## Given instruction
Reproduce the material below line by line, beginning with its first line and ending with the line that contains "minimum height=57pt] (dis)"; leave out pictures.
═══
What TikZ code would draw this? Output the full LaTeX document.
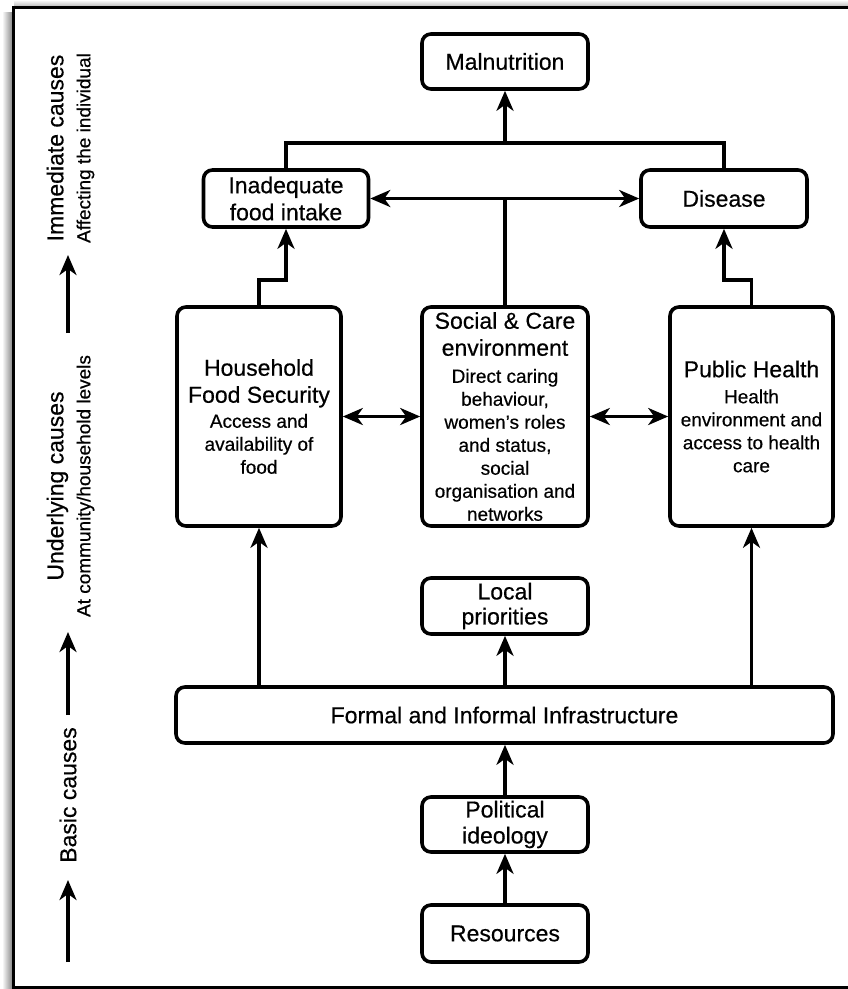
\documentclass[tikz,border=0pt]{standalone}
\usepackage{fontspec}
\setmainfont[FakeBold=0.5]{Liberation Sans}
\usetikzlibrary{arrows.meta,calc}
\newcommand{\bgtxt}{\fontsize{23}{27}\selectfont}
\newcommand{\smtxt}{\fontsize{19}{23}\selectfont}
\begin{document}
\begin{tikzpicture}[x=1pt,y=-1pt,
  box/.style={draw, line width=3.6pt, rounded corners=9pt, align=center, inner sep=0pt, font=\bgtxt},
  tallbox/.style={box, font=\smtxt, minimum height=219pt},
  conn/.style={line width=3.4pt},
  arr/.style={conn, -{Stealth[length=20pt,width=17pt,inset=6pt]}},
  darr/.style={conn, {Stealth[length=20pt,width=17pt,inset=6pt]}-{Stealth[length=20pt,width=17pt,inset=6pt]}},
  lab/.style={rotate=90, align=center, inner sep=0pt, font=\smtxt}]
\useasboundingbox (0,0) rectangle (848,989);
% frame with shadow
\shade[left color=white, right color=black!45] (2,12) rectangle (12,989);
\shade[top color=white, bottom color=black!25] (14,0) rectangle (848,6);
\draw[line width=3pt] (860,7) -- (13,7) -- (13,987) -- (860,987);

% nodes
\node[box, minimum width=166pt, minimum height=55pt] (mal) at (505,61.5) {Malnutrition};
\node[box, minimum width=165pt, minimum height=57pt] (ina) at (286,198.5) {Inadequate\\food intake};
\node[box, minimum width=166pt, minimum height=57pt] (dis) at (724,198.5) {Disease};

\node[tallbox, minimum width=164pt] (hfs) at (259,416.5)
  {{\bgtxt Household}\\[4pt]{\bgtxt Food Security}\\[2pt]Access and\\availability of\\food};
\node[tallbox, minimum width=166pt] (soc) at (505,416.5)
  {{\bgtxt Social \& Care}\\[4pt]{\bgtxt environment}\\[4pt]Direct caring\\behaviour,\\women's roles\\and status,\\social\\organisation and\\networks};
\node[tallbox, minimum width=163pt] (ph) at (751.5,416.5)
  {{\bgtxt Public Health}\\[3pt]Health\\environment and\\access to health\\care};

\node[box, minimum width=166pt, minimum height=56pt] (loc) at (505,606) {Local\\[-2pt]priorities};
\node[box, minimum width=657pt, minimum height=56pt] (form) at (504.5,715) {Formal and Informal Infrastructure};
\node[box, minimum width=166pt, minimum height=55pt] (pol) at (505,824.5) {Political\\[-1pt]ideology};
\node[box, minimum width=166pt, minimum height=57pt] (res) at (505,933.5) {Resources};

% left labels
\node[lab] (l1) at (70.5,148) {{\bgtxt Immediate causes}\\[4pt]Affecting the individual};
\node[lab] (l2) at (70.5,486) {{\bgtxt Underlying causes}\\[4pt]At community/household levels};
\node[lab, font=\bgtxt] (l3) at (68,795) {Basic causes};

\coordinate (a1s) at (68,333); \coordinate (a1e) at (68,255);
\coordinate (a2s) at (68,715); \coordinate (a2e) at (68,632);
\coordinate (a3s) at (68,962); \coordinate (a3e) at (68,880);
\draw[arr] (a1s) -- (a1e);
\draw[arr] (a2s) -- (a2e);
\draw[arr] (a3s) -- (a3e);

% connectors
\coordinate (topj) at (505,143);
\coordinate (stepy) at (0,280);
\draw[conn] (ina.north) |- (topj) -| (dis.north);
\draw[arr] (topj) -- (mal.south);
\draw[darr] (ina.east) -- (dis.west);
\draw[conn] (soc.north) -- (soc.north |- ina.east);
\draw[arr] (hfs.north) -- (hfs.north |- stepy) -| (ina.south);
\draw[arr] (ph.north) -- (ph.north |- stepy) -| (dis.south);
\draw[darr] (hfs.east) -- (soc.west);
\draw[darr] (soc.east) -- (ph.west);
\draw[arr] (form.north -| hfs.south) -- (hfs.south);
\draw[arr] (form.north -| loc.south) -- (loc.south);
\draw[arr] (form.north -| ph.south) -- (ph.south);
\draw[arr] (pol.north) -- (pol.north |- form.south);
\draw[arr] (res.north) -- (res.north |- pol.south);
\end{tikzpicture}
\end{document}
═══
## Output below
What TikZ code would draw this? Output the full LaTeX document.
\documentclass[tikz,border=0pt]{standalone}
\usepackage{fontspec}
\setmainfont[FakeBold=0.5]{Liberation Sans}
\usetikzlibrary{arrows.meta,calc}
\newcommand{\bgtxt}{\fontsize{23}{27}\selectfont}
\newcommand{\smtxt}{\fontsize{19}{23}\selectfont}
\begin{document}
\begin{tikzpicture}[x=1pt,y=-1pt,
  box/.style={draw, line width=3.6pt, rounded corners=9pt, align=center, inner sep=0pt, font=\bgtxt},
  tallbox/.style={box, font=\smtxt, minimum height=219pt},
  conn/.style={line width=3.4pt},
  arr/.style={conn, -{Stealth[length=20pt,width=17pt,inset=6pt]}},
  darr/.style={conn, {Stealth[length=20pt,width=17pt,inset=6pt]}-{Stealth[length=20pt,width=17pt,inset=6pt]}},
  lab/.style={rotate=90, align=center, inner sep=0pt, font=\smtxt}]
\useasboundingbox (0,0) rectangle (848,989);
% frame with shadow
\shade[left color=white, right color=black!45] (2,12) rectangle (12,989);
\shade[top color=white, bottom color=black!25] (14,0) rectangle (848,6);
\draw[line width=3pt] (860,7) -- (13,7) -- (13,987) -- (860,987);

% nodes
\node[box, minimum width=166pt, minimum height=55pt] (mal) at (505,61.5) {Malnutrition};
\node[box, minimum width=165pt, minimum height=57pt] (ina) at (286,198.5) {Inadequate\\food intake};
\node[box, minimum width=166pt, minimum height=57pt] (dis) at (724,198.5) {Disease};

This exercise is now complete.